> **Exercise instructions**
Extract the lines from the start through the line that holds "return xs, ys", both included, omitting all images.

> **Data in this exercise**
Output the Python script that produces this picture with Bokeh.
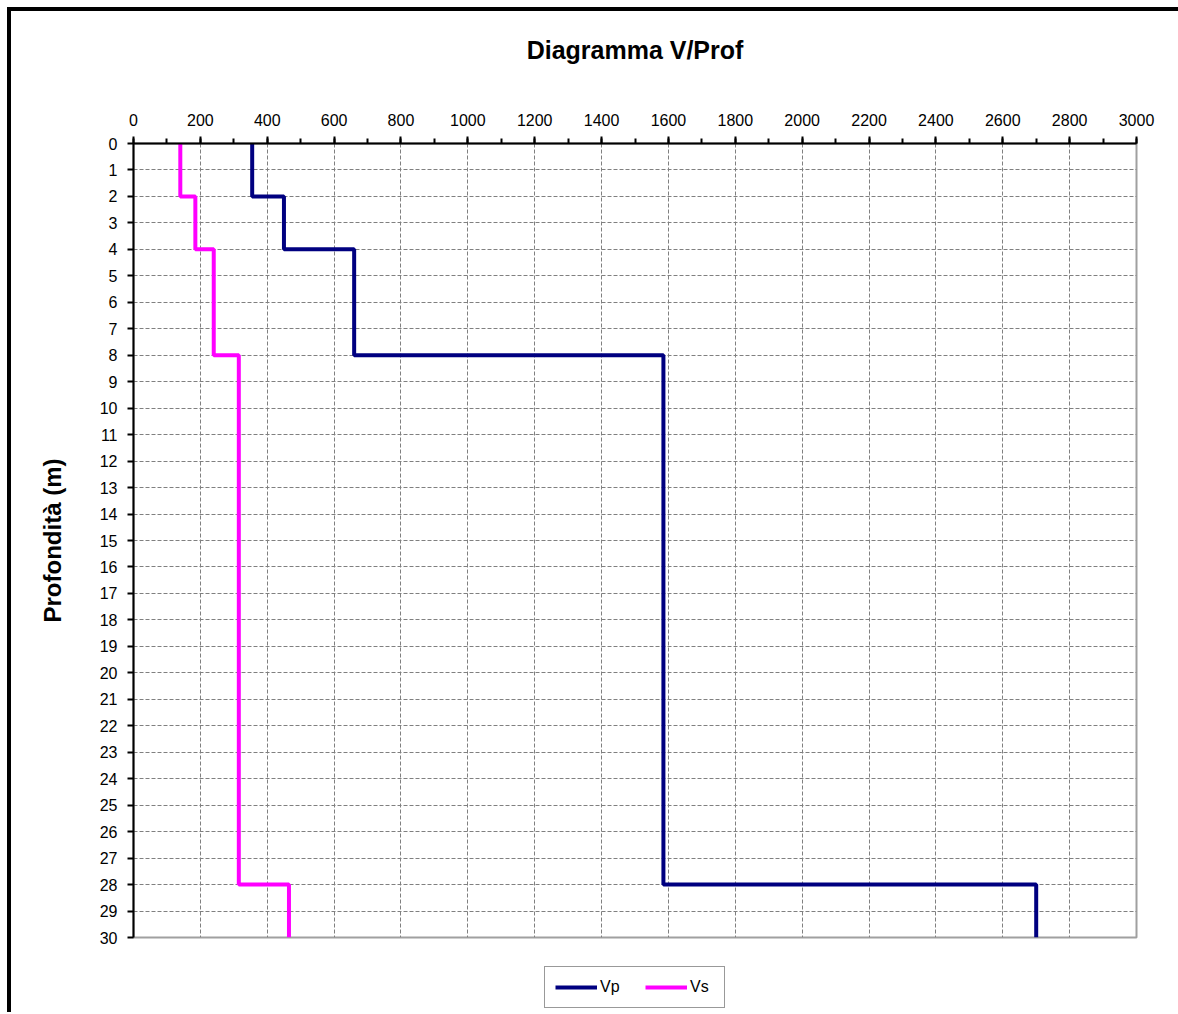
from bokeh.plotting import figure
from bokeh.layouts import column
from bokeh.models import Range1d, SingleIntervalTicker, Legend, LegendItem
from bokeh.embed import file_html
from bokeh.resources import INLINE

# Layer data (depth in m, velocities in m/s)
depth_top = [0, 2, 4, 8, 28]
depth_bottom = [2, 4, 8, 28, 30]
vp = [355, 450, 660, 1585, 2700]
vs = [140, 185, 240, 315, 465]

series_names = ["Vp", "Vs"]
series_colors = ["#000080", "#FF00FF"]
x_ticks_interval = 200
title_text = "Diagramma V/Prof"
y_label = "Profondità (m)"


def step_path(values):
    xs, ys = [], []
    for v, t, b in zip(values, depth_top, depth_bottom):
        xs += [v, v]
        ys += [t, b]
    return xs, ys


FONT = "Liberation Sans"
W = 1167

p = figure(
    frame_width=1003, frame_height=794,
    min_border_left=122, min_border_right=W - 122 - 1003,
    min_border_top=132, min_border_bottom=12,
    x_range=Range1d(0, 3000), y_range=Range1d(30, 0),
    x_axis_location="above",
    output_backend="svg", toolbar_location=None,
)

xa = p.xaxis[0]
xa.ticker = SingleIntervalTicker(interval=x_ticks_interval, num_minor_ticks=2)
ya = p.yaxis[0]
ya.ticker = SingleIntervalTicker(interval=1, num_minor_ticks=0)

for ax in (xa, ya):
    ax.axis_line_color = "black"
    ax.axis_line_width = 2
    ax.major_tick_line_color = "black"
    ax.major_tick_line_width = 2
    ax.major_tick_in = 0
    ax.major_tick_out = 7
    ax.minor_tick_line_color = "black"
    ax.minor_tick_line_width = 2
    ax.minor_tick_in = 0
    ax.minor_tick_out = 5
    ax.major_label_text_font = FONT
    ax.major_label_text_font_size = "16px"
    ax.major_label_text_color = "black"
    ax.major_label_standoff = 11

# chart title drawn as the (top) x axis label, centred over the plot area
xa.axis_label = title_text
xa.axis_label_text_font = FONT
xa.axis_label_text_font_size = "25px"
xa.axis_label_text_font_style = "bold"
xa.axis_label_text_color = "black"
xa.axis_label_standoff = 47

ya.major_tick_out = 6
ya.major_label_standoff = 10
ya.axis_label = y_label
ya.axis_label_text_font = FONT
ya.axis_label_text_font_size = "24px"
ya.axis_label_text_font_style = "bold"
ya.axis_label_text_color = "black"
ya.axis_label_standoff = 31

for g in (p.xgrid[0], p.ygrid[0]):
    g.grid_line_color = "#808080"
    g.grid_line_dash = "4 2"
    g.grid_line_width = 1

p.outline_line_color = "#a0a0a0"
p.outline_line_width = 2
p.background_fill_color = "white"
p.border_fill_color = "white"

vx, vy = step_path(vp)
sx, sy = step_path(vs)
p.line(vx, vy, line_color=series_colors[0], line_width=4)
p.line(sx, sy, line_color=series_colors[1], line_width=4)

# legend strip under the chart (its lines lie outside its tiny 0..1 view)
leg = figure(
    width=W, height=63, min_border=0,
    x_range=Range1d(0, 1), y_range=Range1d(0, 1),
    x_axis_type=None, y_axis_type=None,
    output_backend="svg", toolbar_location=None,
)
leg.outline_line_color = None
leg.background_fill_color = "white"
leg.border_fill_color = "white"
leg_renderers = [
    leg.line(vx, vy, line_color=series_colors[0], line_width=4),
    leg.line(sx, sy, line_color=series_colors[1], line_width=4),
]

legend = Legend(
    items=[LegendItem(label=n, renderers=[r]) for n, r in zip(series_names, leg_renderers)],
    orientation="horizontal",
    location=(411, 4),
    border_line_color="#333333",
    border_line_width=1,
    background_fill_color="white",
    background_fill_alpha=1,
    glyph_width=42, glyph_height=20,
    label_standoff=3, label_width=24,
    spacing=21, padding=10, margin=0,
    label_text_font=FONT, label_text_font_size="16px",
    label_text_color="black",
)
leg.add_layout(legend, "center")

layout = column(p, leg, spacing=0)
layout.styles = {"border-left": "4px solid black", "border-top": "4px solid black",
                 "margin-left": "7px", "margin-top": "7px"}

open("out.html", "w").write(file_html(layout, INLINE))
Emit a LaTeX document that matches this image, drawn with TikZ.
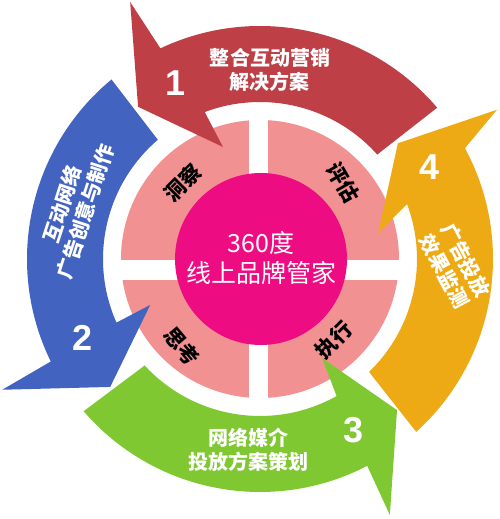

> **Task response**
Output the Python script that produces this picture with Bokeh.
from bokeh.plotting import figure
from bokeh.layouts import column
from bokeh.models import Range1d, SingleIntervalTicker, Legend, LegendItem
from bokeh.embed import file_html
from bokeh.resources import INLINE

# Layer data (depth in m, velocities in m/s)
depth_top = [0, 2, 4, 8, 28]
depth_bottom = [2, 4, 8, 28, 30]
vp = [355, 450, 660, 1585, 2700]
vs = [140, 185, 240, 315, 465]

series_names = ["Vp", "Vs"]
series_colors = ["#000080", "#FF00FF"]
x_ticks_interval = 200
title_text = "Diagramma V/Prof"
y_label = "Profondità (m)"


def step_path(values):
    xs, ys = [], []
    for v, t, b in zip(values, depth_top, depth_bottom):
        xs += [v, v]
        ys += [t, b]
    return xs, ys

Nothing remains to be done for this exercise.